Bill to mandate teaching LGBT history in California moves closer to classroom 

Prominent figures in LGBT history could play a larger role in classrooms throughout the state after a bill requiring their inclusion into California curriculum passed the state Assembly on Tuesday and headed to the governor’s desk.

The FAIR Education Act by Sen. Mark Leno, D-San Francisco, would require schools to teach at all grade levels the historical contributions of gay, lesbian, bisexual and transgender people.

If signed into law by Gov. Jerry Brown, schools would have to adopt such curriculum after the bill becomes law in
January.

While the bill would not immediately require school districts to purchase new textbooks, it would require them to include “instructional material” on appropriate topics. Textbooks would need to include LGBT figures by the 2015-16 school year.

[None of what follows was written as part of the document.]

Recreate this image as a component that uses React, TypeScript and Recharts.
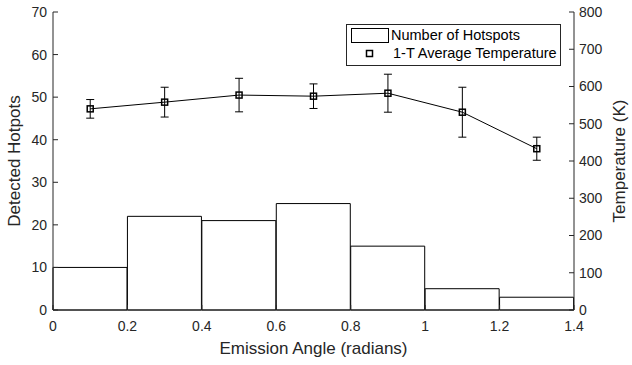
import React from 'react';
import { ComposedChart, Bar, Line, XAxis, YAxis, ErrorBar, Legend } from 'recharts';

const binCenters = [0.1, 0.3, 0.5, 0.7, 0.9, 1.1, 1.3];
const hotspotCounts = [10, 22, 21, 25, 15, 5, 3];
const avgTemps = [540, 558, 577, 574, 582, 531, 433];
const tempErrors = [25, 40, 45, 33, 51, 67, 31];
const xTicks = [0, 0.2, 0.4, 0.6, 0.8, 1, 1.2, 1.4];
const leftTicks = [0, 10, 20, 30, 40, 50, 60, 70];
const rightTicks = [0, 100, 200, 300, 400, 500, 600, 700, 800];

const data = binCenters.map((x, i) => ({
  x,
  count: hotspotCounts[i],
  temp: avgTemps[i],
  err: tempErrors[i],
}));

const FONT = '"Liberation Sans", Arial, sans-serif';
const AXIS = '#262626';

const SquareDot = (props: any) => {
  const { cx, cy } = props;
  if (cx == null || cy == null) return null;
  return <rect x={cx - 3} y={cy - 3} width={6} height={6} fill="none" stroke="#000" strokeWidth={1.5} />;
};

const renderLegend = (props: any) => {
  const payload = [...(props.payload || [])].sort((a: any, b: any) =>
    (a.dataKey === 'count' ? 0 : 1) - (b.dataKey === 'count' ? 0 : 1)
  );
  return (
    <div
      style={{
        border: `1px solid ${AXIS}`,
        background: '#fff',
        width: 213,
        height: 40,
        boxSizing: 'content-box',
        fontFamily: FONT,
        fontSize: 14.5,
        color: '#000',
        position: 'relative',
      }}
    >
      {payload.map((entry: any, i: number) => (
        <div key={i} style={{ position: 'absolute', left: 0, top: i === 0 ? 3 : 20, height: 17, width: 213 }}>
          <svg width={44} height={17} style={{ position: 'absolute', left: 0, top: 0 }}>
            {entry.dataKey === 'count' ? (
              <rect x={4.5} y={0.5} width={37} height={14} fill="#fff" stroke="#000" strokeWidth={1} />
            ) : (
              <rect x={19.5} y={5.5} width={6} height={6} fill="none" stroke="#000" strokeWidth={1.5} />
            )}
          </svg>
          <span style={{ position: 'absolute', left: i === 0 ? 44 : 46, top: i === 0 ? -1 : 0, lineHeight: '17px', whiteSpace: 'nowrap' }}>
            {entry.value}
          </span>
        </div>
      ))}
    </div>
  );
};

export default function App() {
  return (
    <div style={{ position: 'absolute', left: 0, top: 0, fontFamily: FONT }}>
      <ComposedChart
        width={632}
        height={365}
        data={data}
        margin={{ top: 12, right: 0, bottom: 0, left: 0 }}
        barCategoryGap={0}
        barGap={0}
      >
        <XAxis
          dataKey="x"
          type="number"
          domain={[0, 1.4]}
          ticks={xTicks}
          height={55}
          tickSize={-5}
          tickMargin={16}
          stroke={AXIS}
          tick={{ fill: AXIS, fontSize: 14, fontFamily: FONT }}
          label={{ value: 'Emission Angle (radians)', position: 'insideBottom', offset: 11, fill: AXIS, fontSize: 17, fontFamily: FONT }}
        />
        <YAxis
          yAxisId="left"
          domain={[0, 70]}
          ticks={leftTicks}
          width={53}
          tickSize={-5}
          tickMargin={11}
          stroke={AXIS}
          tick={{ fill: AXIS, fontSize: 14, fontFamily: FONT }}
          label={{ value: 'Detected Hotpots', angle: -90, position: 'insideLeft', offset: 14, fill: AXIS, fontSize: 17, fontFamily: FONT, style: { textAnchor: 'middle' } }}
        />
        <YAxis
          yAxisId="right"
          orientation="right"
          domain={[0, 800]}
          ticks={rightTicks}
          width={58}
          tickSize={-5}
          tickMargin={10}
          stroke={AXIS}
          tick={{ fill: AXIS, fontSize: 14, fontFamily: FONT }}
          label={{ value: 'Temperature (K)', angle: -90, position: 'insideRight', offset: 13, fill: AXIS, fontSize: 17, fontFamily: FONT, style: { textAnchor: 'middle' } }}
        />
        <Legend
          layout="horizontal"
          verticalAlign="middle"
          align="center"
          wrapperStyle={{ left: 346, top: 24, width: 215, height: 42 }}
          content={renderLegend}
        />
        <Bar
          yAxisId="left"
          dataKey="count"
          name="Number of Hotspots"
          fill="#fff"
          stroke="#000"
          strokeWidth={1}
          legendType="rect"
          isAnimationActive={false}
        />
        <Line
          yAxisId="right"
          dataKey="temp"
          name="1-T Average Temperature"
          stroke="#000"
          strokeWidth={1}
          dot={<SquareDot />}
          activeDot={false}
          legendType="square"
          isAnimationActive={false}
        >
          <ErrorBar dataKey="err" direction="y" width={4} stroke="#000" strokeWidth={1} isAnimationActive={false} />
        </Line>
      </ComposedChart>
    </div>
  );
}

“It’s no different than instructing students about the historical role of an African-American man by the name of Dr. Martin Luther King Jr., fighting for civil rights and being assassinated for his efforts than teaching students about a gay American man by the name of Harvey Milk fighting for every man’s civil rights and being assassinated for his efforts,” Leno said. “Why deny all students the benefit of that knowledge?”

Leno said his bill also seeks to help prevent bullying of homosexual students.

“This is a tragic and increasing phenomenon, and something needs to be done,” Leno said of bullying.

Some districts would need to rewrite their social science curriculum, but The City is already a step ahead of the bill’s requirements. San Francisco Unified School District has offered such curriculum, starting in kindergarten, since 1992, according to Kevin Gogin, the district’s health programs manager.

Opponents of the bill said the required curriculum would “confuse children” and “contradict the moral foundation.”

For instance, Concerned Women for America calls the bill “another step toward complete normalization of transgenderism, homosexuality and bisexuality through the public schools prompting open discussions.” The group calls homosexuality “unhealthy,” especially for males, and complains that the bill contains no opt-out provision.

However, Ardel Thomas, chair of LGBT studies at City College of San Francisco, said the bill’s approval is “terrific.”
“It’s about time,” Thomas said. “Historically, women, people of color, working-class people and people with disabilities have often been silenced. This is incredibly important.”